▶ _Given instruction_
Reproduce the lines exactly, beginning with the line that has "Rebuild this chart" and ending with the line that has "font=dict(family=FONT, size=18, color=YTICK))". Images are left out.

----------------------------------------

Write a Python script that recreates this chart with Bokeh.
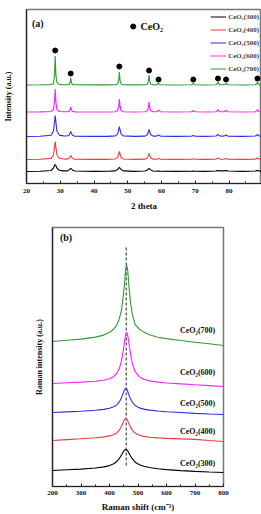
from bokeh.plotting import figure
from bokeh.models import Range1d, Legend, LegendItem, Label, SingleIntervalTicker, FixedTicker
from bokeh.embed import file_html
from bokeh.resources import INLINE

# ---------------- data ----------------
samples = ["CeO₂(300)", "CeO₂(400)", "CeO₂(500)", "CeO₂(600)", "CeO₂(700)"]
colors = ["#000000", "#ee3b3b", "#2b2bee", "#ff1eff", "#2f9a2f"]

# XRD (a): 2 theta grid and intensities above each curve's own baseline (a.u.)
two_theta = [20, 24, 27.3, 28.0, 28.3, 28.5, 28.7, 29.0, 29.7, 31,
             31.9, 32.6, 32.9, 33.1, 33.3, 33.6, 34.3, 40, 44,
             46.3, 47.0, 47.3, 47.5, 47.7, 48.0, 48.7, 52,
             55.1, 55.8, 56.1, 56.3, 56.5, 56.8, 57.5,
             58.5, 58.85, 59.1, 59.35, 59.7, 64,
             68.8, 69.15, 69.4, 69.65, 70.0, 73,
             76.1, 76.45, 76.7, 76.95, 77.3,
             78.5, 78.85, 79.1, 79.35, 79.7, 84,
             87.8, 88.15, 88.4, 88.65, 89.0, 90]
xrd_300 = [0, 0.2, 1.05, 3.5, 6.0, 7, 6.0, 3.5, 1.2, 0.6,
           0.6, 1.5, 2.6, 3, 2.6, 1.5, 0.5, 0.1, 0.2,
           0.6, 2.0, 3.4, 4, 3.4, 2.0, 0.6, 0.1,
           0.45, 1.5, 2.6, 3, 2.6, 1.5, 0.5,
           0.25, 0.4, 0.5, 0.4, 0.25, 0.1,
           0.25, 0.4, 0.5, 0.4, 0.25, 0.1,
           0.5, 0.85, 1, 0.85, 0.6,
           0.6, 0.85, 1, 0.85, 0.5, 0.1,
           0.5, 0.85, 1, 0.85, 0.5, 0.2]
xrd_400 = [0, 0.2, 1.1, 4.7, 12.4, 18, 12.4, 4.7, 1.2, 0.5,
           0.4, 1.0, 2.8, 4, 2.8, 1.0, 0.3, 0.1, 0.1,
           0.5, 2.1, 5.5, 8, 5.5, 2.1, 0.5, 0.1,
           0.36, 1.6, 4.1, 6, 4.1, 1.6, 0.4,
           0.25, 0.66, 1, 0.66, 0.25, 0.1,
           0.2, 0.5, 0.8, 0.5, 0.2, 0.1,
           0.4, 1.0, 1.5, 1.0, 0.4,
           0.25, 0.66, 1, 0.66, 0.25, 0.1,
           0.4, 1.0, 1.5, 1.0, 0.4, 0.1]
xrd_500 = [0, 0.2, 1.3, 5.5, 14.5, 21, 14.5, 5.5, 1.4, 0.6,
           0.5, 1.3, 3.5, 5, 3.5, 1.3, 0.3, 0.1, 0.1,
           0.6, 2.6, 6.9, 10, 6.9, 2.6, 0.6, 0.1,
           0.4, 1.8, 4.8, 7, 4.8, 1.8, 0.4,
           0.4, 1.0, 1.5, 1.0, 0.4, 0.1,
           0.25, 0.66, 1, 0.66, 0.25, 0.1,
           0.5, 1.3, 2, 1.3, 0.5,
           0.4, 1.0, 1.5, 1.0, 0.4, 0.1,
           0.5, 1.3, 2, 1.3, 0.5, 0.2]
xrd_600 = [0, 0.1, 0.5, 2.6, 10.3, 23, 10.3, 2.6, 0.5, 0.2,
           0.2, 0.6, 2.2, 5, 2.2, 0.6, 0.1, 0.05, 0.05,
           0.3, 1.5, 5.8, 13, 5.8, 1.5, 0.3, 0.05,
           0.2, 1.2, 4.5, 10, 4.5, 1.2, 0.2,
           0.25, 0.9, 2, 0.9, 0.25, 0.05,
           0.2, 0.7, 1.5, 0.7, 0.2, 0.05,
           0.3, 1.1, 2.5, 1.1, 0.3,
           0.25, 0.9, 2, 0.9, 0.25, 0.05,
           0.3, 1.1, 2.5, 1.1, 0.3, 0.05]
xrd_700 = [0, 0.2, 0.4, 1.2, 10, 29, 10, 2.5, 0.6, 0.3,
           0.3, 0.6, 2.5, 7, 2.5, 0.6, 0.2, 0.1, 0.1,
           0.3, 1.1, 4.7, 13, 4.7, 1.1, 0.3, 0.1,
           0.2, 0.8, 3.6, 10, 3.6, 0.8, 0.2,
           0.1, 0.8, 2, 0.8, 0.2, 0,
           0.2, 0.8, 2, 0.8, 0.2, 0,
           0.3, 1.2, 3, 1.2, 0.3,
           0.2, 0.8, 2, 0.8, 0.2, 0,
           0.3, 1.2, 3, 1.2, 0.3, 0]
xrd_series = [xrd_300, xrd_400, xrd_500, xrd_600, xrd_700]
xrd_baselines = [12, 24, 47, 71.5, 98.5]

# CeO2 reflections marked with dots above the 700 curve
ceo2_peaks = [28.5, 33.1, 47.5, 56.3, 59.1, 69.4, 76.7, 79.1, 88.4]
ceo2_marker_level = [133, 110, 117, 113, 104, 104, 105, 104, 105]

# Raman (b): shift grid and stacked intensities (a.u.)
raman_shift = [200, 250, 300, 350, 380, 400, 415, 425, 435, 442, 448, 452, 456, 460,
               464, 468, 474, 480, 490, 505, 520, 540, 570, 600, 650, 700, 750, 800]
raman_300 = [16, 16.7, 17.4, 18.5, 19.6, 20.9, 22.8, 24.8, 28.2, 31.5, 34.6, 36.2, 37, 36.7,
             35.5, 33.5, 30.4, 27.8, 24.3, 21.7, 20.2, 19, 17.8, 16.9, 15.9, 15.1, 14.5, 14]
raman_400 = [46, 46.9, 47.7, 48.7, 49.6, 50.6, 52, 53.6, 56.7, 60.3, 64.3, 66.7, 68, 67.5,
             65.6, 62.9, 59.1, 56.2, 53.4, 51.2, 50.1, 49.2, 48.6, 48.1, 47.6, 47.1, 46, 45]
raman_500 = [74, 74.6, 75.2, 76.2, 77.1, 78.2, 79.7, 81.4, 84.8, 88.8, 93.4, 96.3, 97.9, 97.4,
             95, 91.8, 87.4, 84.2, 81, 78.6, 77.4, 76.4, 75.5, 74.8, 74, 73.1, 72.5, 72]
raman_600 = [103, 103.7, 104.4, 105.2, 106.2, 107.8, 110.1, 113, 118.4, 125.5, 135.3, 143.5, 150.8, 154,
             150.8, 143.4, 132.4, 122.8, 114.8, 109.6, 107.3, 105.6, 104.4, 103.5, 102.6, 101.7, 100.9, 100]
raman_700 = [145, 146.2, 147.4, 149.4, 151.4, 153.9, 157.5, 161.2, 168.3, 176.3, 189.7, 200.9, 215.9, 222,
             215.9, 200.7, 183.4, 172.6, 161.9, 157.3, 154.4, 151.8, 149.3, 147.9, 146, 144.3, 142.7, 141]
raman_series = [raman_300, raman_400, raman_500, raman_600, raman_700]
f2g_position = 459

FONT = "Liberation Serif"


def style_axes(p):
    for ax in (p.xaxis[0], p.yaxis[0]):
        ax.axis_line_color = "#222222"
        ax.axis_line_width = 1.2
        ax.major_tick_in = 3
        ax.major_tick_out = 0
        ax.minor_tick_in = 2
        ax.minor_tick_out = 0
        ax.major_tick_line_color = "#222222"
        ax.minor_tick_line_color = "#222222"
        ax.major_label_text_font = FONT
        ax.major_label_text_font_style = "bold"
        ax.axis_label_text_font = FONT
        ax.axis_label_text_font_style = "bold"
        ax.axis_label_text_color = "#111111"
        ax.major_label_text_color = "#111111"
    p.yaxis.ticker = FixedTicker(ticks=[])
    p.yaxis.major_label_standoff = 0
    p.xgrid.visible = False
    p.ygrid.visible = False
    p.outline_line_color = "#777777"
    p.outline_line_width = 1.5
    p.background_fill_color = "white"
    p.border_fill_color = "white"


# ---------------- panel (a) ----------------
p1 = figure(width=261, height=215, output_backend="svg", toolbar_location=None,
            x_range=Range1d(20, 89.6), y_range=Range1d(0, 174),
            min_border_left=26, min_border_right=0, min_border_top=9, min_border_bottom=32)
style_axes(p1)
p1.xaxis.ticker = SingleIntervalTicker(interval=10, num_minor_ticks=2)
p1.xaxis.major_label_text_font_size = "7px"
p1.xaxis.major_label_standoff = 5
p1.xaxis.axis_label = "2 theta"
p1.xaxis.axis_label_text_font_size = "9px"
p1.xaxis.axis_label_standoff = 5
p1.yaxis.axis_label = "Intensity (a.u.)"
p1.yaxis.axis_label_text_font_size = "8px"
p1.yaxis.axis_label_standoff = 14

items = []
for name, col, ser, base in zip(samples, colors, xrd_series, xrd_baselines):
    ys = [base + v for v in ser]
    r = p1.line(two_theta, ys, line_color=col, line_width=1.1)
    items.append(LegendItem(label=name, renderers=[r]))

p1.scatter(ceo2_peaks, ceo2_marker_level, marker="circle", size=5, color="black")
p1.scatter([51.6], [157], marker="circle", size=5, color="black")
p1.add_layout(Label(x=53.8, y=157, text="CeO₂", text_font=FONT, text_font_style="bold",
                    text_font_size="10px", text_baseline="middle", text_color="#111111"))
p1.add_layout(Label(x=21.6, y=160, text="(a)", text_font=FONT, text_font_style="bold",
                    text_font_size="10px", text_baseline="middle", text_color="#111111"))

legend = Legend(items=items, location="top_right", border_line_color=None,
                background_fill_alpha=0, label_text_font=FONT, label_text_font_style="bold",
                label_text_font_size="7px", glyph_width=16, glyph_height=11, label_height=11,
                spacing=2, padding=1, margin=2, label_standoff=2)
p1.add_layout(legend)

# ---------------- panel (b) ----------------
p2 = figure(width=261, height=299, output_backend="svg", toolbar_location=None,
            x_range=Range1d(200, 800), y_range=Range1d(0, 259),
            min_border_left=52, min_border_right=38, min_border_top=12, min_border_bottom=28)
style_axes(p2)
p2.xaxis.ticker = SingleIntervalTicker(interval=100, num_minor_ticks=2)
p2.xaxis.major_label_text_font_size = "7px"
p2.xaxis.major_label_standoff = 4
p2.xaxis.axis_label = "Raman shift (cm⁻¹)"
p2.xaxis.axis_label_text_font_size = "9px"
p2.xaxis.axis_label_standoff = 4
p2.yaxis.axis_label = "Raman intensity (a.u.)"
p2.yaxis.axis_label_text_font_size = "8px"
p2.yaxis.axis_label_standoff = 9

p2.segment(x0=[f2g_position], y0=[21], x1=[f2g_position], y1=[241],
           line_color="#666666", line_width=1.5, line_dash="3 2")
label_levels = [23, 55, 83, 114, 156]
for name, col, ser, lv in zip(samples, colors, raman_series, label_levels):
    p2.line(raman_shift, ser, line_color=col, line_width=1.1)
    p2.add_layout(Label(x=709, y=lv, text=name, text_font=FONT, text_font_style="bold",
                        text_font_size="8px", text_align="center", text_baseline="middle",
                        text_color="#111111"))
p2.add_layout(Label(x=226, y=249, text="(b)", text_font=FONT, text_font_style="bold",
                    text_font_size="10px", text_baseline="middle", text_color="#111111"))

open("out.html", "w").write(file_html([p1, p2], INLINE))
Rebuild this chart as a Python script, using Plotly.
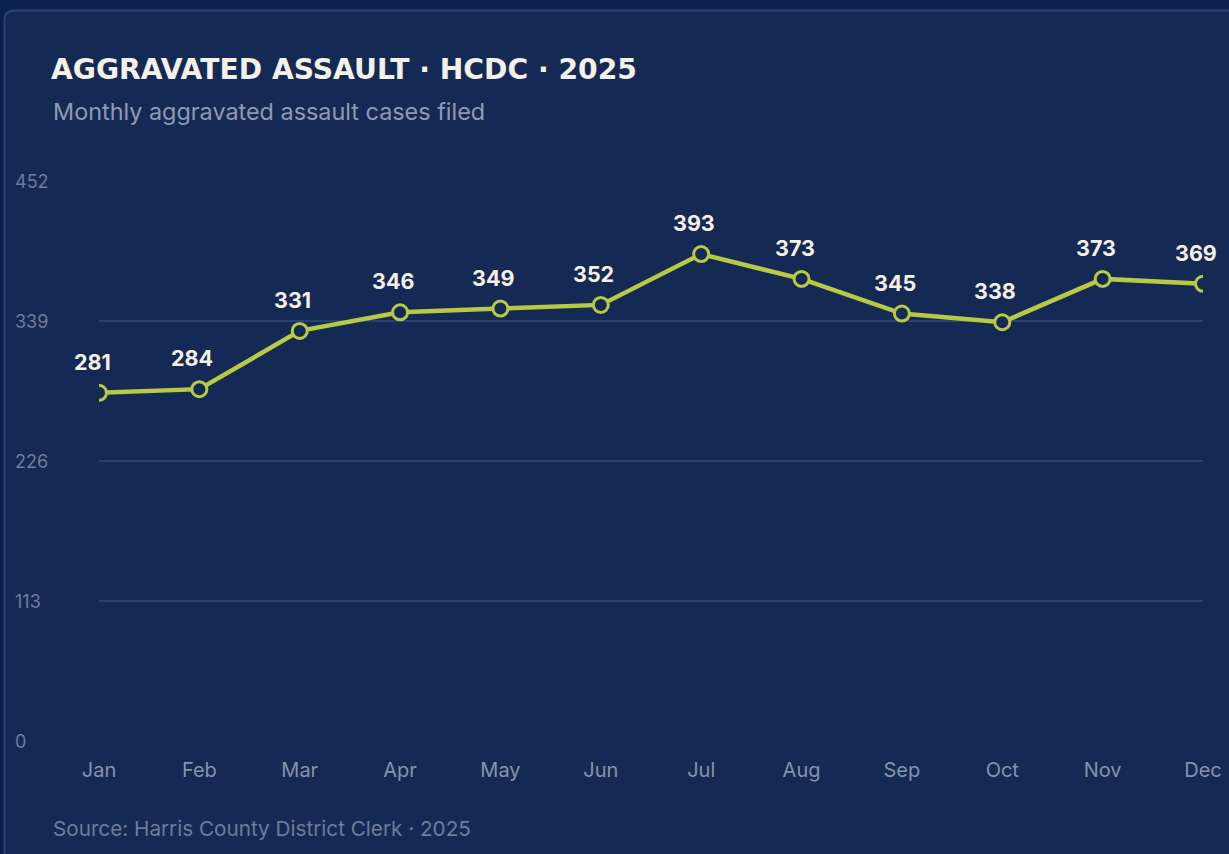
import plotly.graph_objects as go

# ── Data ───────────────────────────────────────────
months = ["Jan", "Feb", "Mar", "Apr", "May", "Jun",
          "Jul", "Aug", "Sep", "Oct", "Nov", "Dec"]
cases = [281, 284, 331, 346, 349, 352, 393, 373, 345, 338, 373, 369]
y_ticks = [0, 113, 226, 339, 452]

# ── Colours ────────────────────────────────────────
PAGE_BG = "#0b2150"
CARD_BG = "#142a55"
CARD_EDGE = "#2c4371"
GRID = "#29416d"
LINE = "#b8c943"
TITLE = "#f6f1e6"
SUB = "#8e9ab4"
TICK = "#8592ad"
YTICK = "#6d7c9c"
FONT = "Inter, 'Noto Sans', sans-serif"
TITLE_FONT = "'DejaVu Sans', Inter, sans-serif"

# plot area in pixels (used to place the card + text)
W, H = 1229, 854
L, R, T, B = 99, 26, 181, 113
pw, ph = W - L - R, H - T - B


def px_x(p):
    return (p - L) / pw


def px_y(p):
    return (H - B - p) / ph


fig = go.Figure()
fig.add_trace(go.Scatter(
    x=months, y=cases, mode="lines+markers",
    line=dict(color=LINE, width=4.5),
    marker=dict(size=15, color=CARD_BG, line=dict(color=LINE, width=3)),
    hoverinfo="x+y", showlegend=False,
))

# value labels above points
for m, v in zip(months, cases):
    fig.add_annotation(x=m, y=v, text=f"<b>{v}</b>", showarrow=False,
                       yshift=31, xshift=-7,
                       font=dict(family=FONT, size=21.5, color=TITLE))

# y tick labels, left aligned at the card edge
for t in y_ticks:
    fig.add_annotation(x=px_x(13), xref="paper", y=t, yref="y", text=str(t),
                       showarrow=False, xanchor="left", yanchor="middle",
                       font=dict(family=FONT, size=18, color=YTICK))

# subtitle + source
fig.add_annotation(x=px_x(51), xref="paper", y=px_y(111), yref="paper",
                   text="Monthly aggravated assault cases filed",
                   showarrow=False, xanchor="left", yanchor="middle",
                   font=dict(family=FONT, size=23.4, color=SUB))
fig.add_annotation(x=px_x(51), xref="paper", y=px_y(829), yref="paper",
                   text="Source: Harris County District Clerk · 2025",
                   showarrow=False, xanchor="left", yanchor="middle",
                   font=dict(family=FONT, size=20.7, color=YTICK))

# card with rounded top-left corner
x0, x1 = px_x(4.5), px_x(1300)
y0, y1 = px_y(920), px_y(10.5)
rx, ry = 10 / pw, 10 / ph
path = (f"M {x0},{y0} L {x0},{y1 - ry} Q {x0},{y1} {x0 + rx},{y1} "
        f"L {x1},{y1} L {x1},{y0} Z")
fig.add_shape(type="path", path=path, xref="paper", yref="paper",
              fillcolor=CARD_BG, line=dict(color=CARD_EDGE, width=2),
              layer="below")

fig.update_layout(
    width=W, height=H,
    paper_bgcolor=PAGE_BG, plot_bgcolor="rgba(0,0,0,0)",
    margin=dict(l=L, r=R, t=T, b=B, autoexpand=False),
    title=dict(text="<b>AGGRAVATED ASSAULT · HCDC · 2025</b>",
               x=51 / W, xanchor="left", xref="container",
               y=1 - 69 / H, yanchor="middle", yref="container",
               font=dict(family=TITLE_FONT, size=28.2, color=TITLE)),
    font=dict(family=FONT),
    xaxis=dict(range=[0, len(months) - 1], showgrid=False, zeroline=False,
               showline=False, ticks="", ticklabelstandoff=15,
               automargin=False,
               tickfont=dict(family=FONT, size=20, color=TICK)),
    yaxis=dict(range=[0, y_ticks[-1]], tickvals=y_ticks, showticklabels=False,
               automargin=False,
               gridcolor=GRID, gridwidth=2, zeroline=False, showline=False),
)

# drop the default 8px body margin so the figure sits at the window origin
fig.write_html("out.html", config={"displayModeBar": False}, post_script=(
    "document.body.style.margin='0';"
    "document.body.style.background='" + PAGE_BG + "';"))
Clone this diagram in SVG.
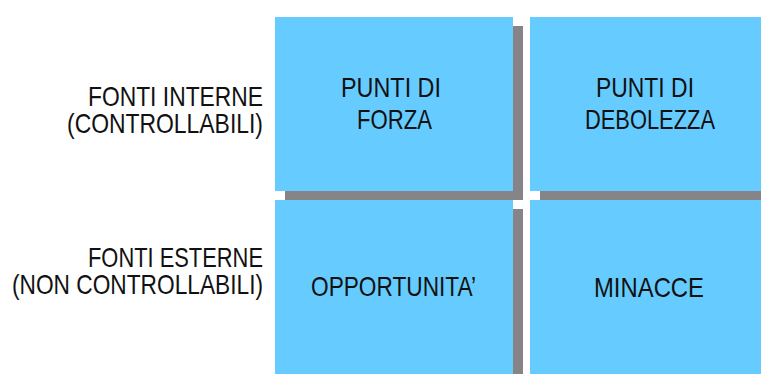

----------------------------------------

▶ _Answer to this exercise_
Rebuild this chart as a Python script, using Plotly.
import plotly.graph_objects as go

# ── Data ───────────────────────────────────────────
months = ["Jan", "Feb", "Mar", "Apr", "May", "Jun",
          "Jul", "Aug", "Sep", "Oct", "Nov", "Dec"]
cases = [281, 284, 331, 346, 349, 352, 393, 373, 345, 338, 373, 369]
y_ticks = [0, 113, 226, 339, 452]

# ── Colours ────────────────────────────────────────
PAGE_BG = "#0b2150"
CARD_BG = "#142a55"
CARD_EDGE = "#2c4371"
GRID = "#29416d"
LINE = "#b8c943"
TITLE = "#f6f1e6"
SUB = "#8e9ab4"
TICK = "#8592ad"
YTICK = "#6d7c9c"
FONT = "Inter, 'Noto Sans', sans-serif"
TITLE_FONT = "'DejaVu Sans', Inter, sans-serif"

# plot area in pixels (used to place the card + text)
W, H = 1229, 854
L, R, T, B = 99, 26, 181, 113
pw, ph = W - L - R, H - T - B


def px_x(p):
    return (p - L) / pw


def px_y(p):
    return (H - B - p) / ph


fig = go.Figure()
fig.add_trace(go.Scatter(
    x=months, y=cases, mode="lines+markers",
    line=dict(color=LINE, width=4.5),
    marker=dict(size=15, color=CARD_BG, line=dict(color=LINE, width=3)),
    hoverinfo="x+y", showlegend=False,
))

# value labels above points
for m, v in zip(months, cases):
    fig.add_annotation(x=m, y=v, text=f"<b>{v}</b>", showarrow=False,
                       yshift=31, xshift=-7,
                       font=dict(family=FONT, size=21.5, color=TITLE))

# y tick labels, left aligned at the card edge
for t in y_ticks:
    fig.add_annotation(x=px_x(13), xref="paper", y=t, yref="y", text=str(t),
                       showarrow=False, xanchor="left", yanchor="middle",
                       font=dict(family=FONT, size=18, color=YTICK))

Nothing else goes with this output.